[Start of Raw data]
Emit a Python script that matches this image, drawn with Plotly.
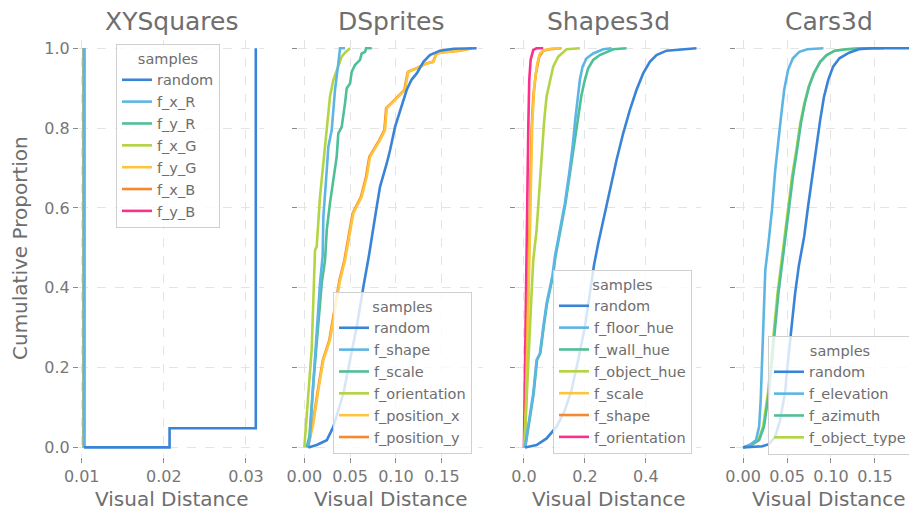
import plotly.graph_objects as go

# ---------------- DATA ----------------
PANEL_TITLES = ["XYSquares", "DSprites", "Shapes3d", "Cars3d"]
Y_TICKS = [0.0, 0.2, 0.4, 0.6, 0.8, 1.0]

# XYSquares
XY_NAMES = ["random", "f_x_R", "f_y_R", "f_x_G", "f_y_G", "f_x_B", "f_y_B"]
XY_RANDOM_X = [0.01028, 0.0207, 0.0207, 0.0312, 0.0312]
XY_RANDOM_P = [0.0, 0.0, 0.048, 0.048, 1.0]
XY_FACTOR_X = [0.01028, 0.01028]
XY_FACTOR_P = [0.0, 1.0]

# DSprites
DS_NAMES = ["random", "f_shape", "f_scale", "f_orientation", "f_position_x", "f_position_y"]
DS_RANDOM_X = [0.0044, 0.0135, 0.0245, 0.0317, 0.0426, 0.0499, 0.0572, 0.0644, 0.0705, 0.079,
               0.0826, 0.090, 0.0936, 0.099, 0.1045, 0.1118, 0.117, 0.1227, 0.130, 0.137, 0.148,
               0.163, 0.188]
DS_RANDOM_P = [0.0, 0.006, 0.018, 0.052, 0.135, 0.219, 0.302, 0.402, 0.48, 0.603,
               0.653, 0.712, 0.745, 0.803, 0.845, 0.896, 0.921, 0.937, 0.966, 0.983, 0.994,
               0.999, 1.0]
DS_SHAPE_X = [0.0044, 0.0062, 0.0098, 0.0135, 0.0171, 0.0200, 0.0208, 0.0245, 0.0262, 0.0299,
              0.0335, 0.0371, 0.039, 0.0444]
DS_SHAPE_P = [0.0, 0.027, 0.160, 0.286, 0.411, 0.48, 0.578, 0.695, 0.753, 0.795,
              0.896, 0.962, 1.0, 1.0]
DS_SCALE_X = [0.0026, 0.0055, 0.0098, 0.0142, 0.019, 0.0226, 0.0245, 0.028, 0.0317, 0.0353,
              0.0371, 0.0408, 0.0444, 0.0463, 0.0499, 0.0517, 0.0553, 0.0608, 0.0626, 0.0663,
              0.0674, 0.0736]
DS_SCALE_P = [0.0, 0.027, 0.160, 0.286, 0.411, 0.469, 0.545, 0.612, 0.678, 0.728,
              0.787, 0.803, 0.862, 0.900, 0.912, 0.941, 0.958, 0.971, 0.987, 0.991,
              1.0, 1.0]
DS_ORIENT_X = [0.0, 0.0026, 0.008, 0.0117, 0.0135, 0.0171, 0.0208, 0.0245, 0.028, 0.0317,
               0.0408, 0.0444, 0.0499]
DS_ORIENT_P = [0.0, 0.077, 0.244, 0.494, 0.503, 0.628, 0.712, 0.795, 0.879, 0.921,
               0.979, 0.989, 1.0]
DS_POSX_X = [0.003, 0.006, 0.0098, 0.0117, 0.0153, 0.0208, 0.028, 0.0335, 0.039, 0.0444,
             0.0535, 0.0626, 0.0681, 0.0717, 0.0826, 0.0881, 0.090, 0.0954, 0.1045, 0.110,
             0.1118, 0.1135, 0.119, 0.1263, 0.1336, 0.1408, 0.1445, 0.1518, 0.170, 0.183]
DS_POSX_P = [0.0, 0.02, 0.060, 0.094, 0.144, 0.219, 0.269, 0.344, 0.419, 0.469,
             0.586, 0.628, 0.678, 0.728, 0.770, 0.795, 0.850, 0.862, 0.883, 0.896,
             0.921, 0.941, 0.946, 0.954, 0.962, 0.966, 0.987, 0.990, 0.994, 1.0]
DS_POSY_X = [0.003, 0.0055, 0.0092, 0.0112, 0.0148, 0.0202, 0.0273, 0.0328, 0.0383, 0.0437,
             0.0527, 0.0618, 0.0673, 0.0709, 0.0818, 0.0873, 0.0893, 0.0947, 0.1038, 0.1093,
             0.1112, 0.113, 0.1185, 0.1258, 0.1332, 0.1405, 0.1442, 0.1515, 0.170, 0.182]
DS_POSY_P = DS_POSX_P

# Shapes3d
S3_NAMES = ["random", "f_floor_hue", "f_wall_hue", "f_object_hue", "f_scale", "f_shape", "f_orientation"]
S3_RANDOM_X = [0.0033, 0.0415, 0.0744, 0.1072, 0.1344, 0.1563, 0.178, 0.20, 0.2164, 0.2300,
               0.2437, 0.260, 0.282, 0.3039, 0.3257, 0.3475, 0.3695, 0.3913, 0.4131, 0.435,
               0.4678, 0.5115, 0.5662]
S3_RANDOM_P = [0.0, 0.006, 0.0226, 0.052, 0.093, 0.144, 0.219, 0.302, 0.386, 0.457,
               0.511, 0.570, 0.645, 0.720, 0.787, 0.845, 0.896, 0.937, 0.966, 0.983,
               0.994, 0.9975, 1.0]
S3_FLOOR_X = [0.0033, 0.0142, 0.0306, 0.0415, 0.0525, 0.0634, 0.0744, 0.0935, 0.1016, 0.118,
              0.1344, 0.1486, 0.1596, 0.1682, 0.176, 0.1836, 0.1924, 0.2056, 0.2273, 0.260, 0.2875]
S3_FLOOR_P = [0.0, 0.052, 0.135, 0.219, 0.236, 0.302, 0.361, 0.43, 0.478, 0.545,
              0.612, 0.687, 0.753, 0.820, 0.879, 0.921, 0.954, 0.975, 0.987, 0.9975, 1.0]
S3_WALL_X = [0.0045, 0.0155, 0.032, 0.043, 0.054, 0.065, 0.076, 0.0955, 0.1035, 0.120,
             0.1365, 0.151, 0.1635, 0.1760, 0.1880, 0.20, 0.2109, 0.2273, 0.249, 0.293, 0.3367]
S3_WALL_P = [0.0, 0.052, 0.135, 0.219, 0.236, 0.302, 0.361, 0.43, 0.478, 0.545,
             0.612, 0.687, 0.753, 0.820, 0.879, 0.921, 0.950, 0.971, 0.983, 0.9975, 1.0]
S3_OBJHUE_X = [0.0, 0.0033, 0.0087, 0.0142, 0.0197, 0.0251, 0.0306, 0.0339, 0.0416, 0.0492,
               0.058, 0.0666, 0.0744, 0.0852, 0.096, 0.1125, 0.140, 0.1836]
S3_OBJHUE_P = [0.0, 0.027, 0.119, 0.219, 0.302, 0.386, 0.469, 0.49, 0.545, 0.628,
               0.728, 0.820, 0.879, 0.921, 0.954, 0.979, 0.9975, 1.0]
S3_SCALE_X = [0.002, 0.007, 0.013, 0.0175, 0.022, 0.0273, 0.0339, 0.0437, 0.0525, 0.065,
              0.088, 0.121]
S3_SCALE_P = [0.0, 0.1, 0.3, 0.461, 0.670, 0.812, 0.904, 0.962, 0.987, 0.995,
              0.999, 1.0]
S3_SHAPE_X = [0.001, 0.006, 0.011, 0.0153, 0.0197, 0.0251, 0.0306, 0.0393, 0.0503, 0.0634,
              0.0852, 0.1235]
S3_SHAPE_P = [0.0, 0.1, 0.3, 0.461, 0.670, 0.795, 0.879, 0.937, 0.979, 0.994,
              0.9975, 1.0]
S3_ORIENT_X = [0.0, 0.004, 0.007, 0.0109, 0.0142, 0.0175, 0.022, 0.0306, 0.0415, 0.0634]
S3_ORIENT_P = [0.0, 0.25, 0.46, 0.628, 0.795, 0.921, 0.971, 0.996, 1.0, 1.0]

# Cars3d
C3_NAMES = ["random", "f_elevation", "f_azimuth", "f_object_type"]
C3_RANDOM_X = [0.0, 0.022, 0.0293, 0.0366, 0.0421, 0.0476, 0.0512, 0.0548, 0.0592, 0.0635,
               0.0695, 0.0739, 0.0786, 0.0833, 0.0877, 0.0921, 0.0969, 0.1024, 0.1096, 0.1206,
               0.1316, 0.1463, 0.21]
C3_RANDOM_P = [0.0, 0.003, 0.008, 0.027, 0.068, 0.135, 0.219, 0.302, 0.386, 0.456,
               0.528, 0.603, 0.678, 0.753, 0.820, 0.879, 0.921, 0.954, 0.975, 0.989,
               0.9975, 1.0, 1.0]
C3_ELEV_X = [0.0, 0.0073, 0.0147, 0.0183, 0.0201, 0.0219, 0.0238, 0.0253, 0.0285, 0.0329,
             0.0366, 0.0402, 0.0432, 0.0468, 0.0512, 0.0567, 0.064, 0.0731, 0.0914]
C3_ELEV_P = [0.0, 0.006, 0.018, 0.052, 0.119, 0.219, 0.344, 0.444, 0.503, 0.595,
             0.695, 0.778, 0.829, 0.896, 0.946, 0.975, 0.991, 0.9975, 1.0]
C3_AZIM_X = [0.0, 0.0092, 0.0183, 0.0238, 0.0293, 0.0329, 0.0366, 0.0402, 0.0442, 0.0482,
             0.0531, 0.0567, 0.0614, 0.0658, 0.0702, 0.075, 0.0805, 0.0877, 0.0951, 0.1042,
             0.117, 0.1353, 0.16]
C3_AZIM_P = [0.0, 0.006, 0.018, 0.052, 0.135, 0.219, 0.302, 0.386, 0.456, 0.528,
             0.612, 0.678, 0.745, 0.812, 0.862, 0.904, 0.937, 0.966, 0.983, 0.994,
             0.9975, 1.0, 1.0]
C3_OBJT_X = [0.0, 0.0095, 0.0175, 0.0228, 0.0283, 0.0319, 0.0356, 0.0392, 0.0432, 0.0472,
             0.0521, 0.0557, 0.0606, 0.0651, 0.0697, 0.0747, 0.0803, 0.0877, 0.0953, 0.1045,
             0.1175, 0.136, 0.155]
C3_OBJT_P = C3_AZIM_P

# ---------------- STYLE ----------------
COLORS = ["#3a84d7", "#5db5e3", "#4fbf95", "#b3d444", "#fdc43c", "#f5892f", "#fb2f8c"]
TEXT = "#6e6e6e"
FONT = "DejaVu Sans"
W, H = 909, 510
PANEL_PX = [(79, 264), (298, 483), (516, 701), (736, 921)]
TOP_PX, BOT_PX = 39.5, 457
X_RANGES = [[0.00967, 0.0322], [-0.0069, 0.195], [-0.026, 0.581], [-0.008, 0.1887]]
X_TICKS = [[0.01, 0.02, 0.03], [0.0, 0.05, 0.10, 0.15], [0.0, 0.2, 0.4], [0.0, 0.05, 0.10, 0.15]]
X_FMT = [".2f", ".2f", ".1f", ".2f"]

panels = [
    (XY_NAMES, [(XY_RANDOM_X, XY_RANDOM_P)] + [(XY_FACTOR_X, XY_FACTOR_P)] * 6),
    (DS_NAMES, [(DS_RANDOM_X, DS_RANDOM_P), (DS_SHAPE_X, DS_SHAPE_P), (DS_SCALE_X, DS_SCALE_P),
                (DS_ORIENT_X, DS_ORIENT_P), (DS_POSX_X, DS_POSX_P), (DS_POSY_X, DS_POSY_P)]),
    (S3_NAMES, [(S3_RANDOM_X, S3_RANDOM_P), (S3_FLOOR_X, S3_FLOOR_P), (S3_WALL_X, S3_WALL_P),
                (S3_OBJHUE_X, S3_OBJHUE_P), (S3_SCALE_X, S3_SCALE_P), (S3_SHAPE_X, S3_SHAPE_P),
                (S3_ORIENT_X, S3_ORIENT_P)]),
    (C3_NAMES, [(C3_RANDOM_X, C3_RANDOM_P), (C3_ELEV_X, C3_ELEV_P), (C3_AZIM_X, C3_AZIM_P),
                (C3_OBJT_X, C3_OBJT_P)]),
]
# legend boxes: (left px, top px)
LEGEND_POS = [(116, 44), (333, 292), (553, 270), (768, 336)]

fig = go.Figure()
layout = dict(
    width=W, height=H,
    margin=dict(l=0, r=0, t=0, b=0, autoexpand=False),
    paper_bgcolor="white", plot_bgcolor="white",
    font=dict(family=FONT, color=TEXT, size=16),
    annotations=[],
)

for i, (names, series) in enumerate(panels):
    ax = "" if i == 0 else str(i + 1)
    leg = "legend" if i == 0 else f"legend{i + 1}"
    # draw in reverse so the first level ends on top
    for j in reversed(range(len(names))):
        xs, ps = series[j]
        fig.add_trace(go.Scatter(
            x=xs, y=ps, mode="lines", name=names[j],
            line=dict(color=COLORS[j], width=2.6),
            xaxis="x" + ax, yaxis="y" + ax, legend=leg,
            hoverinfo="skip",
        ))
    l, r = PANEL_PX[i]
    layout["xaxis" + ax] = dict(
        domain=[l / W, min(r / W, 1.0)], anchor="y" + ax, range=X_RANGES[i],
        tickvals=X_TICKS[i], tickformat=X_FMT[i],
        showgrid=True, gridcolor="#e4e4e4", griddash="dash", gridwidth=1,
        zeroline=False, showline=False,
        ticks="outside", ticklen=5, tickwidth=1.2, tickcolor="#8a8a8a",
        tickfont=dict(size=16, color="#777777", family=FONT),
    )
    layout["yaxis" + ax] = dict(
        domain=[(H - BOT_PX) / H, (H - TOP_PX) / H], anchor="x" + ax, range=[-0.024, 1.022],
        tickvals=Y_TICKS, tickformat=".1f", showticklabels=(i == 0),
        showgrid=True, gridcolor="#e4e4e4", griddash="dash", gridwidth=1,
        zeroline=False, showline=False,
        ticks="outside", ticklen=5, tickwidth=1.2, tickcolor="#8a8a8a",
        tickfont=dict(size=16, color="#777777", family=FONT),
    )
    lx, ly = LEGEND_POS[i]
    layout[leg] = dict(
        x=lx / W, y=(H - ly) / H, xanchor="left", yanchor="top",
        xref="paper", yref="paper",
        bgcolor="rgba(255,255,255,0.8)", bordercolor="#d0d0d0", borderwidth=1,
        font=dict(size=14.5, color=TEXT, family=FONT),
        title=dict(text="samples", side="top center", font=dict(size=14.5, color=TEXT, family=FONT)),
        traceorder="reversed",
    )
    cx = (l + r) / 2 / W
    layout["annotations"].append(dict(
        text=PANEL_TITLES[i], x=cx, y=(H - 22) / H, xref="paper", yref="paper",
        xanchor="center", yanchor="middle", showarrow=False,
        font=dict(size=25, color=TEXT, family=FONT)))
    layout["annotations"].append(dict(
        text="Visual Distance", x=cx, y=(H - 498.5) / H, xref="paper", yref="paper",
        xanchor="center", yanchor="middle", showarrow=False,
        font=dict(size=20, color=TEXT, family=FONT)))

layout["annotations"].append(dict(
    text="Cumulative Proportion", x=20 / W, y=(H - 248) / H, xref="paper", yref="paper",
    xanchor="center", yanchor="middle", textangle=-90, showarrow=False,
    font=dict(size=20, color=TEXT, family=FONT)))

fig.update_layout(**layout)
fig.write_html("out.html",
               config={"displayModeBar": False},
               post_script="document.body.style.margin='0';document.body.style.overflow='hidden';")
[End of Raw data]
#### Direction
Repeat the lines of the listing above verbatim, beginning at its first line and ending at the line containing "XY_FACTOR_P = [0.0, 1.0]", which is included. Omit pictures.

#### Result for this task
Emit a Python script that matches this image, drawn with Plotly.
import plotly.graph_objects as go

# ---------------- DATA ----------------
PANEL_TITLES = ["XYSquares", "DSprites", "Shapes3d", "Cars3d"]
Y_TICKS = [0.0, 0.2, 0.4, 0.6, 0.8, 1.0]

# XYSquares
XY_NAMES = ["random", "f_x_R", "f_y_R", "f_x_G", "f_y_G", "f_x_B", "f_y_B"]
XY_RANDOM_X = [0.01028, 0.0207, 0.0207, 0.0312, 0.0312]
XY_RANDOM_P = [0.0, 0.0, 0.048, 0.048, 1.0]
XY_FACTOR_X = [0.01028, 0.01028]
XY_FACTOR_P = [0.0, 1.0]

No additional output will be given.